E podia-se adiantar mais pormenores, como indicar várias figuras conhecidas do MpD que nestes últimos anos foram alvo de buscas e até de detenção por parte do Ministério Público. É esse o seu papel, por mais que desagrade este ou aquele. Ou seja, apoiantes ou dirigentes do MpD e do Paicv foram visados pelo MP nas suas investigações, com buscas e em alguns casos até com detenções.
O que se fez hoje a propósito das buscas na CMP e ainda se está a fazer, com o beneplácito hipócrita de muitos responsáveis políticos, é perigoso. E porque é que é perigoso? Porque descredibiliza a justiça, um pilar do regime democrático. Preferem descredibilizar a justiça (para provarem a militância) do que reconhecer a normalidade da atuação. Não há democracia sem uma justiça independente. Todos os magistrados estão sujeitos às críticas. Todos sem exceção, mas quem descredibiliza todo o sistema de justiça e faz dele um inimigo político, atenta contra o regime, contra o modelo consagrado pela Constituição. Modelo que tem funcionado eficazmente, mantendo uma das democracias mais estáveis do mundo, um quadro de direitos, liberdades e garantias individuais prestigiado por todas as instituições internacionais. Quem toma o nosso modelo por inimigo, não obstante as suas imperfeições, é nosso inimigo declarado e deve ser combatido por todos os meios, pois que põe em causa os fundamentos do nosso regime, colocando-se acima dele. E, claro, acima da lei.

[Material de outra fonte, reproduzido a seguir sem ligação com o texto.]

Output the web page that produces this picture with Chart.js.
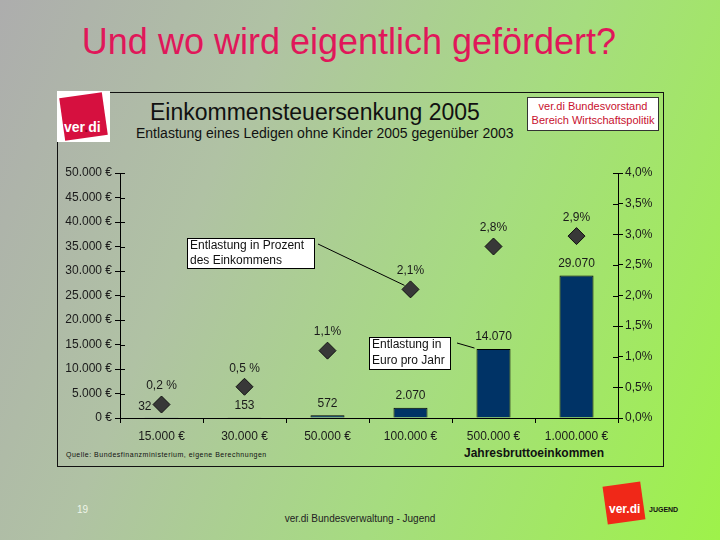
<!DOCTYPE html>
<html><head><meta charset="utf-8">
<script src="https://cdn.jsdelivr.net/npm/chart.js@4/dist/chart.umd.min.js"></script>
<style>
html,body{margin:0;padding:0;}
body{width:720px;height:540px;overflow:hidden;position:relative;font-family:"Liberation Sans",Arial,sans-serif;
background:linear-gradient(112deg,#adadad 0%,#b0c2a4 30%,#a6dc80 62%,#9ef24a 100%);}
#c{position:absolute;left:0;top:0;}
.abs{position:absolute;white-space:nowrap;}
</style></head><body>
<div class="abs" style="left:0;width:698px;text-align:center;top:22px;font-size:36px;line-height:40px;color:#e0175a;">Und wo wird eigentlich gefördert?</div>
<div class="abs" style="left:57px;top:92px;width:605px;height:373px;border:1px solid #111;"></div>
<div class="abs" style="left:57px;top:91px;width:53px;height:51px;background:#fff;overflow:hidden;">
  <div style="position:absolute;left:5px;top:4px;width:43px;height:43px;background:#d6103f;transform:rotate(-8deg);"></div>
  <div style="position:absolute;left:7px;top:28px;font-size:14px;font-weight:bold;color:#fff;">ver<span style="color:#8a0020">.</span>di</div>
</div>
<div class="abs" style="left:150px;top:99px;font-size:23px;line-height:26px;color:#111;">Einkommensteuersenkung 2005</div>
<div class="abs" style="left:136px;top:125px;font-size:14px;line-height:16px;color:#111;">Entlastung eines Ledigen ohne Kinder 2005 gegenüber 2003</div>
<div class="abs" style="left:527px;top:97px;width:130px;height:30px;background:#fff;border:1px solid #333;color:#c8102e;font-size:11px;line-height:13.5px;text-align:center;padding-top:2px;">ver.di Bundesvorstand<br>Bereich Wirtschaftspolitik</div>
<div class="abs" style="left:66px;top:451px;font-size:7px;letter-spacing:0.5px;color:#111;">Quelle: Bundesfinanzministerium, eigene Berechnungen</div>
<div class="abs" style="left:464px;top:446px;font-size:12px;font-weight:bold;color:#111;">Jahresbruttoeinkommen</div>
<div class="abs" style="left:77px;top:504px;font-size:10px;color:#eef5e8;">19</div>
<div class="abs" style="left:0;width:720px;text-align:center;top:513px;font-size:10px;color:#222;">ver.di Bundesverwaltung - Jugend</div>
<div class="abs" style="left:605px;top:484px;width:38px;height:38px;background:#f02818;transform:rotate(-8deg);"></div>
<div class="abs" style="left:609px;top:502px;font-size:12px;font-weight:bold;color:#fff;">ver.di</div>
<div class="abs" style="left:649px;top:506px;font-size:7px;font-weight:bold;color:#111;">JUGEND</div>
<canvas id="c" width="720" height="540"></canvas>
<script>
const categories = ['15.000 €','30.000 €','50.000 €','100.000 €','500.000 €','1.000.000 €'];
const reliefEuro = [32, 153, 572, 2070, 14070, 29070];
const reliefPct = [0.22, 0.51, 1.1, 2.1, 2.8, 2.97];
const reliefPctLabels = ['0,2 %','0,5 %','1,1%','2,1%','2,8%','2,9%'];
const euroTickLabels = ['0 €','5.000 €','10.000 €','15.000 €','20.000 €','25.000 €','30.000 €','35.000 €','40.000 €','45.000 €','50.000 €'];
const pctTickLabels = ['0,0%','0,5%','1,0%','1,5%','2,0%','2,5%','3,0%','3,5%','4,0%'];

const fmt = v => String(v).replace(/\B(?=(\d{3})+(?!\d))/g, '.');
const FONT = '"Liberation Sans", Arial, sans-serif';

const labelPlugin = {
  id: 'labels',
  afterDatasetsDraw(chart) {
    const ctx = chart.ctx;
    const bars = chart.getDatasetMeta(0).data;
    const pts = chart.getDatasetMeta(1).data;
    const ca = chart.chartArea;
    ctx.save();
    ctx.strokeStyle = '#000'; ctx.lineWidth = 1;
    ['y','y1'].forEach(id => {
      const s = chart.scales[id];
      s.ticks.forEach((t, i) => {
        const y = Math.round(s.getPixelForTick(i)) + 0.5;
        ctx.beginPath();
        if (id === 'y') { ctx.moveTo(ca.left, y); ctx.lineTo(ca.left + 5, y); }
        else { ctx.moveTo(ca.right - 5, y); ctx.lineTo(ca.right, y); }
        ctx.stroke();
      });
    });
    ctx.font = '12px ' + FONT;
    ctx.fillStyle = '#1a1a1a';
    ctx.textBaseline = 'middle';
    bars.forEach((b, i) => {
      const ly = b.y - 12;
      const p = pts[i];
      if (Math.abs(ly - p.y) < 12) {
        ctx.textAlign = 'right';
        ctx.fillText(fmt(reliefEuro[i]), p.x - 10, ly + 1);
      } else {
        ctx.textAlign = 'center';
        ctx.fillText(fmt(reliefEuro[i]), b.x, ly);
      }
    });
    ctx.textAlign = 'center';
    pts.forEach((p, i) => ctx.fillText(reliefPctLabels[i], p.x, p.y - 18.5));
    ctx.fillStyle = '#fff'; ctx.strokeStyle = '#000';
    ctx.fillRect(187, 238, 127, 30); ctx.strokeRect(187.5, 238.5, 127, 30);
    ctx.fillStyle = '#111'; ctx.textAlign = 'left';
    ctx.fillText('Entlastung in Prozent', 190, 246);
    ctx.fillText('des Einkommens', 190, 261);
    ctx.beginPath(); ctx.moveTo(318, 244); ctx.lineTo(pts[3].x - 6, pts[3].y - 4); ctx.stroke();
    ctx.fillStyle = '#fff';
    ctx.fillRect(369, 337, 81, 32); ctx.strokeRect(369.5, 337.5, 81, 32);
    ctx.fillStyle = '#111';
    ctx.fillText('Entlastung in', 372, 345);
    ctx.fillText('Euro pro Jahr', 372, 361);
    const b4 = bars[4];
    ctx.beginPath(); ctx.moveTo(457, 343); ctx.lineTo(b4.x - b4.width / 2 - 2, b4.y - 1); ctx.stroke();
    ctx.restore();
  }
};

new Chart(document.getElementById('c'), {
  type: 'bar',
  data: {
    labels: categories,
    datasets: [
      { type: 'bar', data: reliefEuro, yAxisID: 'y', backgroundColor: '#003366', borderColor: '#000', borderWidth: 1,
        categoryPercentage: 1, barPercentage: 0.41, order: 2 },
      { type: 'line', data: reliefPct, yAxisID: 'y1', showLine: false, pointStyle: 'rectRot', pointRadius: 8.5,
        backgroundColor: '#383838', borderColor: '#111', borderWidth: 1, order: 1 }
    ]
  },
  options: {
    responsive: false, animation: false, devicePixelRatio: 1,
    layout: { padding: { left: 0, right: 0, top: 173, bottom: 92 } },
    plugins: { legend: { display: false }, tooltip: { enabled: false } },
    scales: {
      x: {
        offset: true,
        grid: { offset: true, drawOnChartArea: false, color: '#000', tickLength: 5 },
        border: { color: '#000', width: 1 },
        ticks: { font: { family: FONT, size: 12 }, color: '#1a1a1a', padding: 6, maxRotation: 0 },
        afterFit(s) { s.height = 30; }
      },
      y: {
        position: 'left', min: 0, max: 50000,
        ticks: { stepSize: 5000, font: { family: FONT, size: 12 }, color: '#1a1a1a', padding: 3,
          callback: (v, i) => euroTickLabels[i] },
        grid: { drawOnChartArea: false, color: '#000', tickLength: 5 },
        border: { color: '#000', width: 1 },
        afterFit(s) { s.width = 120; }
      },
      y1: {
        position: 'right', min: 0, max: 4,
        ticks: { stepSize: 0.5, font: { family: FONT, size: 12 }, color: '#1a1a1a', padding: 2,
          callback: (v, i) => pctTickLabels[i] },
        grid: { drawOnChartArea: false, color: '#000', tickLength: 5 },
        border: { color: '#000', width: 1 },
        afterFit(s) { s.width = 102; }
      }
    }
  },
  plugins: [labelPlugin]
});
</script>
</body></html>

E temos aqui um problema: como confiar num homem que afronta o nosso modelo de democracia plasmado na Constituição da República? Que prega a violência quando confrontado com a justiça? Vamos continuar a nos submetermos à lei, tal como ela é interpretada pelos tribunais, ou vamos instalar uma autocracia, com dirigentes acima das leis e dos Tribunais? Dirigentes que aceitam e respeitam a justiça apenas quando ela se ajeita aos seus interesses e pretensões.
Estamos a falar de questões essenciais, porque de regime e não de simples (?) opções de governação!